A strong facility-use policy is one of the best tools a church can put in place. Without clear boundaries, a church can unintentionally drift into public accommodation territory, a legal category that severely limits a ministry’s ability to restrict facility use. The key is simple but essential: limit access intentionally, not casually.
At Reynolds Law Group, we guide churches through three primary facility-use frameworks. Each model protects a church’s autonomy while ensuring it does not become a public accommodation.
1. Members-Only Facility Use
This is the most restrictive—and the legally safest—approach. Under a members-only policy, the church allows use of its facilities exclusively to its own members (or members in good standing).
Key characteristics of this model:
No rentals to outside groups
No public advertising of the facility
No general community access
This option works best for churches that want to keep their building closely tied to internal ministry activity. Because access is limited to a defined, pre-existing membership body, the church stays well outside the public-accommodation framework.
2. Members and Those of Like Faith and Practice
Many churches prefer to extend their building to people beyond their membership—especially those who share their theological convictions.
This model allows use by:
Members
Individuals or groups who affirm they belong to a church or organization of like faith and practice
It’s ideal for ministry-aligned partnerships: weddings for believers from sister churches, homeschool groups with shared doctrinal values, or faith-based nonprofits with similar mission.
To remain protected, the policy must:
Clearly define “like faith and practice”
Require users to provide a written affirmation of doctrinal alignment
These safeguards ensure the church is not offering the facility to the public at large but to a belief-aligned community.
3. Members, Like-Faith Partners, and Others Who Agree Not to Violate the Church’s Statement of Faith
This is the broadest model, but still legally protective when drafted well.
Under this approach, the church may permit use by:
Members
Like-faith partners
Outside individuals or groups who agree in writing not to engage in activities that violate the church’s statement of faith, bylaws, or teaching
This model lets churches serve their communities generously while maintaining clear doctrinal conditions.

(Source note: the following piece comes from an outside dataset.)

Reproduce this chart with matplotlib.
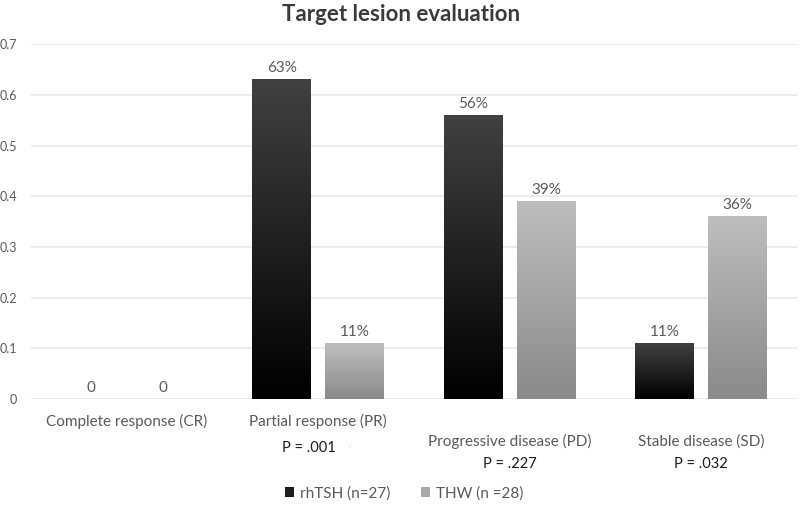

The written agreement is the critical element—it demonstrates that access is conditional, not open to all.
The Common Thread: Restricted Use Protects Churches
Across all three models, one principle stands out: restricted access is what preserves a church’s legal protections.
A church that opens its building to anyone, for any purpose, at any time risks being treated as a public accommodation. A church that sets clear limits—based on membership, doctrinal alignment, and written conditions—retains the freedom to approve or decline facility-use requests in line with its beliefs.
With the right policy in place, your church can serve your community with generosity while staying firmly rooted in its convictions.